A LIBERAL state government will split the Country Health SA board into at least three networks and return financial control to Health Advisory Councils (HACs).
Shadow health spokesperson Rob Lucas said if elected on Saturday the Liberals would look at splitting the current single Country Health SA board into at least three networks with boards.
"At the moment it's one big centralised bureaucracy; we want to see the decisions being taken to the regions," he said.
"During the past decade the Labor government has centralised decision making for the health system in an ever expanding bureaucracy that has limited contact with either patients or the medical staff who care for them.

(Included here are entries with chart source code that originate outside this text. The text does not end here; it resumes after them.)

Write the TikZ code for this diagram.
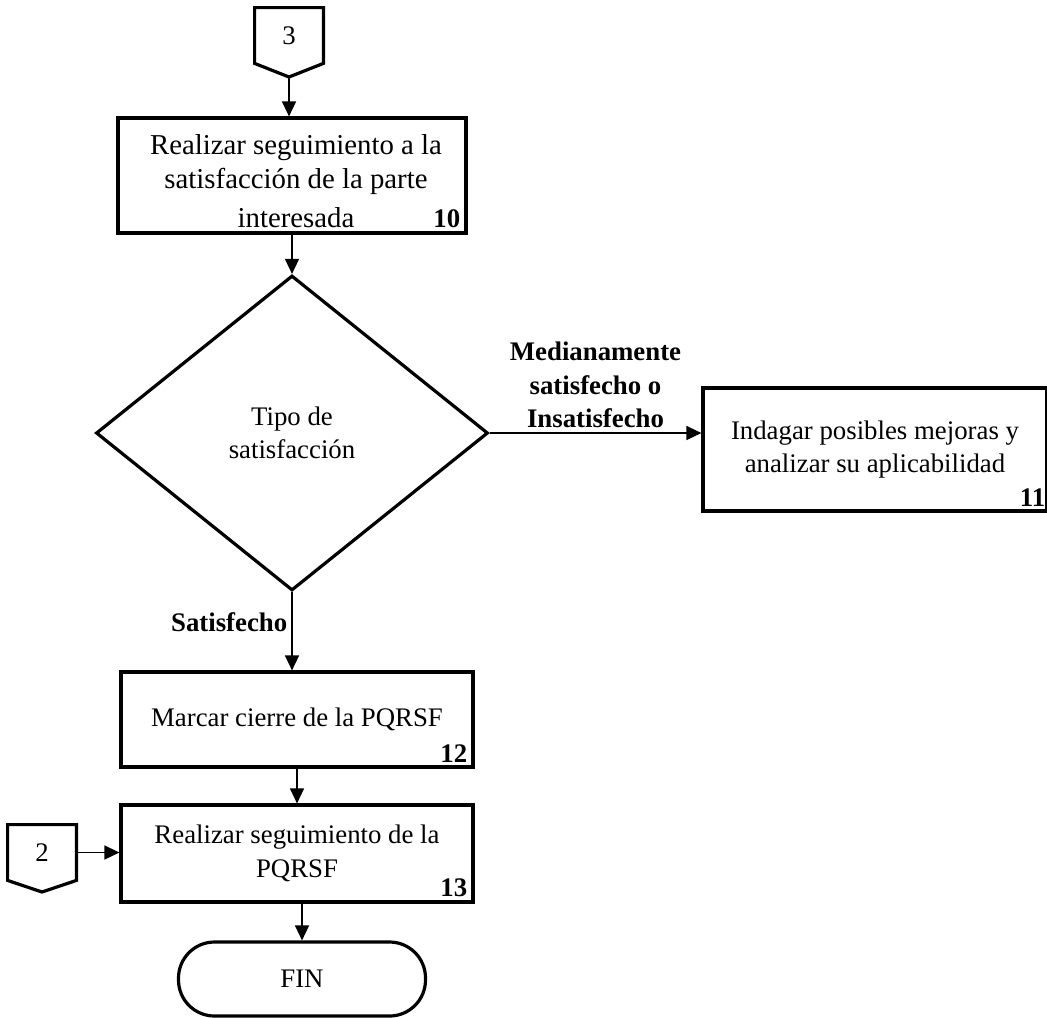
\documentclass[tikz,border=0pt]{standalone}
\usepackage{fontspec}
\setmainfont{Liberation Serif}
\usetikzlibrary{arrows.meta,shapes.geometric,calc}

\newcommand{\flowsize}{\fontsize{13.4}{16.8}\selectfont}

\tikzset{
  proc/.style={draw, line width=1.6pt, inner sep=0pt, align=center},
  decision/.style={draw, diamond, line width=1.6pt, inner sep=0pt, align=center},
  term/.style={draw, line width=1.6pt, rounded corners=18pt, inner sep=0pt},
  conn/.style={inner sep=0pt, minimum width=34pt, minimum height=27.5pt},
  stepnum/.style={font=\flowsize\bfseries, anchor=south east, inner xsep=3.5pt, inner ysep=3pt},
  flow/.style={line width=0.75pt, -{Triangle[length=7.5pt,width=7pt]}},
  choice/.style={font=\flowsize\bfseries, align=center, inner sep=2pt}
}

\begin{document}
\begin{tikzpicture}[x=0.5pt,y=-0.5pt,font=\flowsize]
  \useasboundingbox (0,0) rectangle (1047,1017);

  % conector de pagina 3
  \node[conn] (c3) at (289,35.5) {3};
  \coordinate (c3tip) at (289,77);
  \draw[line width=1.6pt] (c3.south west) -- (c3.north west) -- (c3.north east)
    -- (c3.south east) -- (c3tip) -- cycle;

  \node[proc, minimum width=174pt, minimum height=57.5pt] (seg) at (292,175.5) {};
  \begin{scope}[font=\fontsize{14.4}{17}\selectfont]
    \node at (296,148) {Realizar seguimiento a la};
    \node at (296,181) {satisfacción de la parte};
    \node at (296,218) {interesada};
  \end{scope}
  \node[stepnum] at (seg.south east) {10};

  \node[decision, minimum width=196pt, minimum height=157.5pt] (tipo) at (292,433)
    {Tipo de\\satisfacción};

  \node[proc, minimum width=172pt, minimum height=61.5pt] (indag) at (875,449.5)
    {Indagar posibles mejoras y\\analizar su aplicabilidad};
  \node[stepnum, inner xsep=1.5pt] at (indag.south east) {11};

  \node[proc, minimum width=176pt, minimum height=47.5pt] (marcar) at (297,719.5)
    {Marcar cierre de la PQRSF};
  \node[stepnum] at (marcar.south east) {12};

  \node[proc, minimum width=176pt, minimum height=48.5pt] (segpq) at (297,853.5)
    {Realizar seguimiento de la\\PQRSF};
  \node[stepnum] at (segpq.south east) {13};

  % conector de pagina 2
  \node[conn] (c2) at (42,852.5) {2};
  \coordinate (c2tip) at (42,892);
  \draw[line width=1.6pt] (c2.south west) -- (c2.north west) -- (c2.north east)
    -- (c2.south east) -- (c2tip) -- cycle;

  \node[term, minimum width=123.5pt, minimum height=37pt] (fin) at (302,979) {FIN};

  % flechas
  \draw[flow] (c3tip) -- (seg.north -| c3tip);
  \draw[flow] (seg.south -| tipo.north) -- (tipo.north);
  \draw[flow] (tipo.east) -- (indag.west |- tipo.east)
    node[choice, midway, above] {Medianamente\\satisfecho o\\Insatisfecho};
  \draw[flow] (tipo.south) -- (marcar.north -| tipo.south)
    node[choice, pos=0.38, left] {Satisfecho};
  \draw[flow] (marcar.south) -- (segpq.north);
  \draw[flow] (c2.east) -- (segpq.west |- c2.east);
  \draw[flow] (segpq.south -| fin.north) -- (fin.north);
\end{tikzpicture}
\end{document}
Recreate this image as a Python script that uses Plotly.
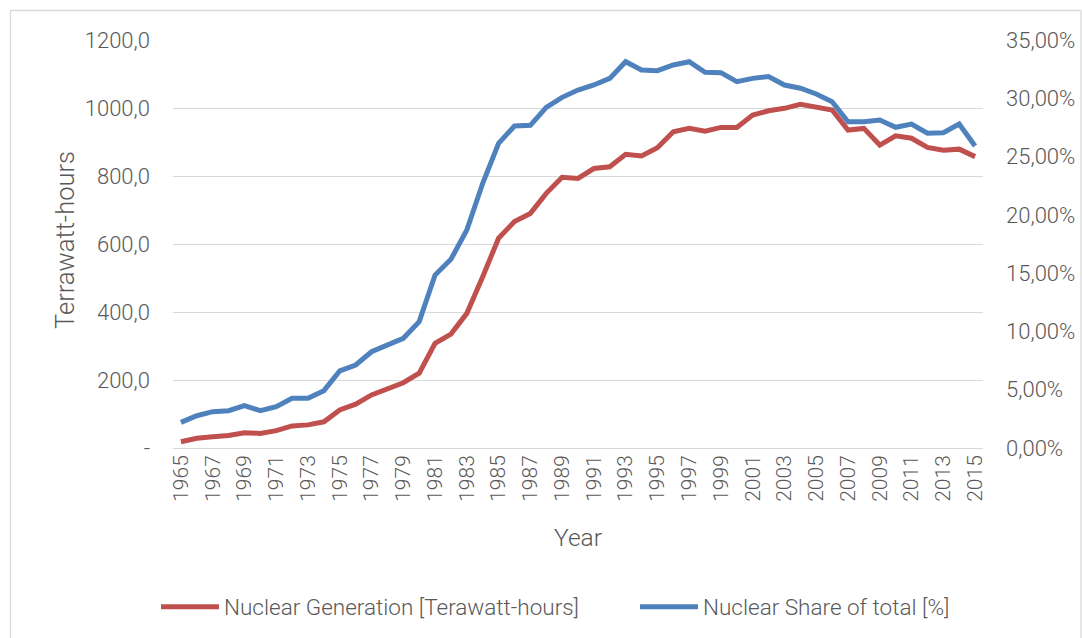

"The Liberal Party recognises that such a reform will be a significant change from Labor's centralisation regime and it will be implemented gradually and after appropriate consultation with the health sector."
He said the new system would also return control to HACs for the money they fundraise for hospitals.
"Under the current arrangement HACs raise money for the benefit of the hospital and they hand that over to the hospital."
He said the specific details would be addressed in the review.
Port Lincoln HAC chair Bruce Green said he would like to see more details on the plan and would rather have seen a commitment to regional service delivery to support the expanding operations of the newly renovated Port Lincoln Hospital.
He said the HAC would not spend donation funds without approval, however it had been able to access funds when required.
Mr Lucas said the party would commit $1 million for a major initiative to tackle cardiovascular disease and in particular to address the need for cardiac rehabilitation programs.
"The Heart Foundation estimates that 70 per cent of heart attack and other eligible patients are not participating in cardiac rehabilitation programs even though they can significantly reduce the chance of having a further cardiac arrest."
It would also commission a Health and Medical Research Strategic Review outlining priorities for research funding and product development. The review would also consider proposals for the establishment of an Office for Health and Medical Research and the arguments for a fund to commercialise medical advances developed by the office.
Labor health minister Jack Snelling said the wording of the Liberals' policy was "really code for privatisation by stealth".
"That's really the only vision the Liberal Party in this state have for public hospitals," Mr Snelling said.
"We already have Health Advisory Councils in place that provide local advice."